Все логично, но мне, оптимисту, кажется маловероятным. Эта логика уже прокатилась железным колесом по стране в недавние «славные» годы и не верится, что может повториться на памяти одного поколения. Я верю в разум наших людей, в экономическую реформу, в прогресс и пр. и пр. В том числе - и в перспективы трезвых шабашек. Я верю в уменьшение романтичности шабашных работ, в уменьшение их денежности, увеличение их трудности, т.е. в потерю ими почти всех привлекательных черт и красот, что тянут сегодня многих интеллигентов (вроде моих коллег по шабашке - «преподавателей», да, признаться, и меня самого). Я верю в будущих шабашников, на положении обычных сезонников, и не верю в себя и «преподавателей» как будущих шабашников.
Опыт двух сезонов меня убедил: с пьющими «преподавателями» приятно работать вместе, поскольку они не сухари, могут отвлечься и отдохнуть, войти в твое положение и протянуть руку помощи. Мало того - с ними выгодно сегодня работать, поскольку современное начальство у нас - такого же типа. Душевно и материально - мне с этими людьми и благодарен я им за прием в свой круг, за терпеливость, с которой они выносили существование в своей среде трезвого и холодного чужеродного элемента.
Мне близки и понятны их метания, их поиски в шабашке - отдыха и развлечения от надоевшей городской интеллигентской жизни.
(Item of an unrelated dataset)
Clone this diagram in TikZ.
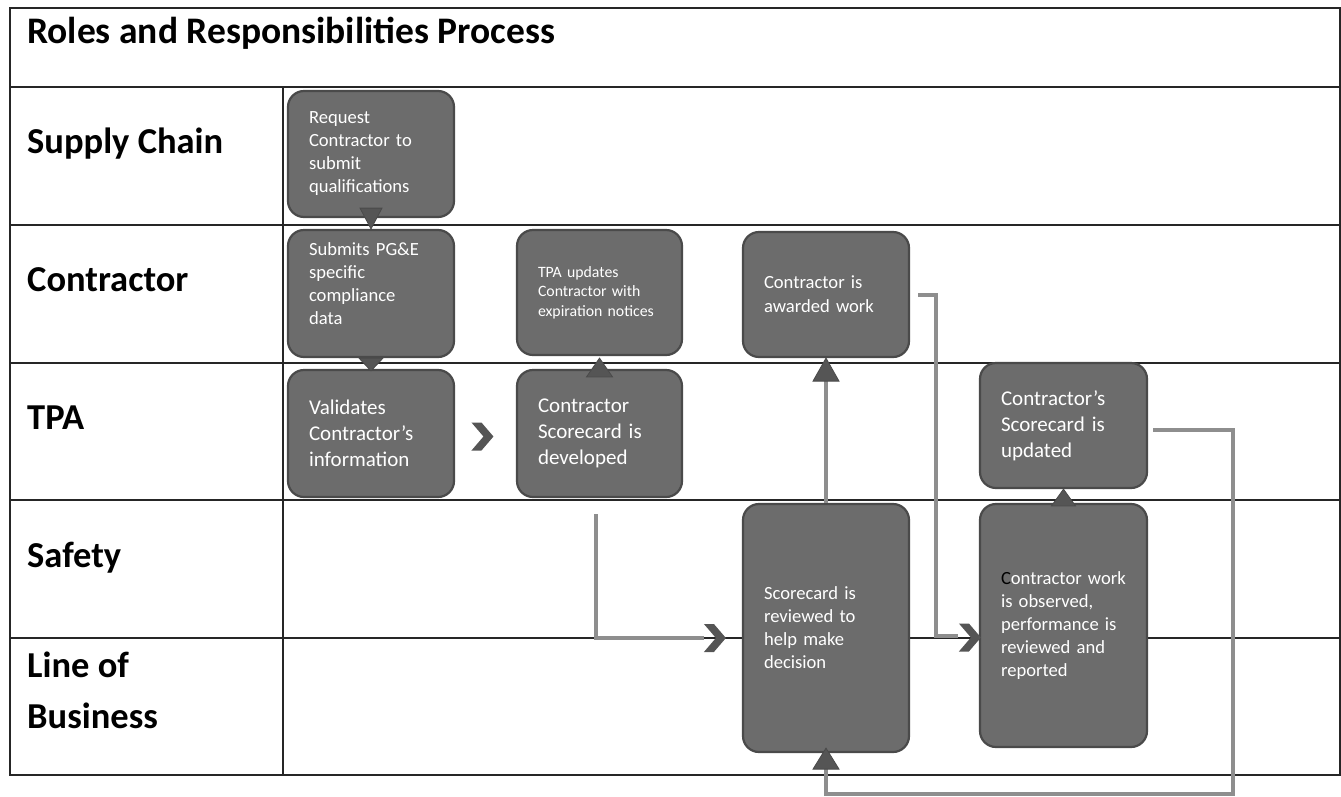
\documentclass[tikz,border=0pt]{standalone}
\usepackage{fontspec}
\setmainfont{Carlito}
\usetikzlibrary{calc}
\definecolor{boxfill}{HTML}{6C6C6C}
\definecolor{boxedge}{HTML}{4A4A4A}
\definecolor{conn}{HTML}{8E8E8E}
\definecolor{chevfill}{HTML}{555555}
\definecolor{grid}{HTML}{262626}
\tikzset{
  gridline/.style={draw=grid, line width=1.8pt},
  procbox/.style={draw=boxedge, line width=2.2pt, fill=boxfill, rounded corners=16pt,
    text=white, align=left, inner sep=0pt},
  fsmall/.style={font=\fontsize{15.8}{19.5}\selectfont},
  fmid/.style={font=\fontsize{18.6}{23}\selectfont},
  fbig/.style={font=\fontsize{21}{26}\selectfont},
  lanelab/.style={anchor=base west, font=\fontsize{36.5}{44}\selectfont\bfseries, inner sep=0pt},
  tri/.style={fill=chevfill, draw=boxedge, line width=0.8pt},
  conn/.style={draw=conn, line width=4pt},
  chevron/.pic={\fill[chevfill] (-11,-14) -- (-1,-14) -- (11,0) -- (-1,14) -- (-11,14) -- (1,0) -- cycle;}
}
\begin{document}
\begin{tikzpicture}[x=1pt,y=-1pt]
\useasboundingbox (0,0) rectangle (1341,796);
% table
\draw[gridline] (10,8) rectangle (1340,775);
\foreach \yy in {87,225,363,500,638} \draw[gridline] (10,\yy) -- (1340,\yy);
\draw[gridline] (283,87) -- (283,775);
% labels
\node[lanelab, font=\fontsize{37.5}{44}\selectfont\bfseries] (title) at (27,43) {Roles and Responsibilities Process};
\node[lanelab] (lsc) at (27,153) {Supply Chain};
\node[lanelab] (lco) at (27,291) {Contractor};
\node[lanelab] (ltp) at (27,429) {TPA};
\node[lanelab] (lsa) at (27,567) {Safety};
\node[lanelab] (llb1) at (27,677) {Line of};
\node[lanelab] (llb2) at (27,728) {Business};
% boxes
\node[procbox, fmid, minimum width=166pt, minimum height=126pt, text width=124pt] (req) at (371,154)
  {Request\\Contractor~to\\submit\\qualifications};
\node[procbox, fmid, minimum width=166pt, minimum height=127pt, text width=124pt] (sub) at (371,293.5)
  {Submits~PG\&E\\specific\\compliance\\data\vspace{20pt}};
\node[procbox, fbig, minimum width=166pt, minimum height=127pt, text width=124pt] (val) at (371,433.5)
  {Validates\\Contractor’s\\information};
\node[procbox, fsmall, minimum width=165pt, minimum height=125pt, text width=123pt] (upd) at (599.5,292.5)
  {TPA~updates\\Contractor~with\\expiration~notices};
\node[procbox, fbig, minimum width=165pt, minimum height=127pt, text width=123pt] (dev) at (599.5,433.5)
  {Contractor\\Scorecard~is\\developed};
\node[procbox, fmid, minimum width=166pt, minimum height=125pt, text width=124pt, font=\fontsize{18.6}{24}\selectfont] (awd) at (826,294.5)
  {Contractor~is\\awarded~work};
\node[procbox, fmid, minimum width=166pt, minimum height=248pt, text width=124pt] (rev) at (826,628)
  {Scorecard~is\\reviewed~to\\help~make\\decision};
\node[procbox, fbig, minimum width=167pt, minimum height=125pt, text width=125pt] (scu) at (1063.5,425.5)
  {Contractor’s\\Scorecard~is\\updated};
\node[procbox, fmid, minimum width=167pt, minimum height=243pt, text width=125pt] (obs) at (1063.5,625.5)
  {{\color{black}C}ontractor~work\\is~observed,\\performance~is\\reviewed~and\\reported};
% triangle pointers
\filldraw[tri] ($(req.south)+(-11,-10)$) -- ($(req.south)+(11,-10)$) -- (sub.north) -- cycle;
\filldraw[tri] ($(sub.south)+(-12,0)$) -- ($(sub.south)+(12,0)$) -- ($(val.north)+(0,2)$) -- cycle;
\filldraw[tri] ($(dev.north)+(-13,8)$) -- ($(dev.north)+(13,8)$) -- ($(upd.south)+(0,2)$) -- cycle;
\filldraw[tri] ($(obs.north)+(-12,3)$) -- ($(obs.north)+(12,3)$) -- (scu.south) -- cycle;
% connectors
\coordinate (c1s) at ($(dev.south)+(-4,16)$);
\coordinate (c1e) at ($(rev.west)+(-38,10)$);
\draw[conn] (c1s) |- (c1e);
\pic at ($(rev.west)+(-27,10)$) {chevron};
\draw[conn] (rev.north) -- ($(awd.south)+(0,22)$);
\filldraw[tri] ($(awd.south)+(-13,23)$) -- ($(awd.south)+(13,23)$) -- (awd.south) -- cycle;
\coordinate (c3s) at ($(awd.east)+(8,0)$);
\coordinate (c3e) at ($(obs.west)+(-21,10)$);
\draw[conn] (c3s) -| ($(c3e)+(-22,0)$) -- (c3e);
\pic at ($(obs.west)+(-9,12)$) {chevron};
\coordinate (c4s) at ($(scu.east)+(5,4)$);
\draw[conn] (c4s) -- ++(80,0) |- ($(rev.south)+(0,41)$) -- ($(rev.south)+(0,16)$);
\filldraw[tri] ($(rev.south)+(-13,16)$) -- ($(rev.south)+(13,16)$) -- ($(rev.south)+(0,-5)$) -- cycle;
\pic at ($(val.east)!0.45!(dev.west)+(0,3)$) {chevron};
\end{tikzpicture}
\end{document}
Понятно, что шабашка для них - это временный уход в особый, мужской мир. Мир «мужиков с топорами» - сильных, умелых, добычливых, матерящихся, пьющих, нравящихся женщинам и себе. И хоть сам другой, но сердцем я их понимаю. Однако разумом стою на ином - будущие шабашки - не за ними. Будущее - за их антагонистами. Расчетливыми, трезвыми и... мало зарабатывающими.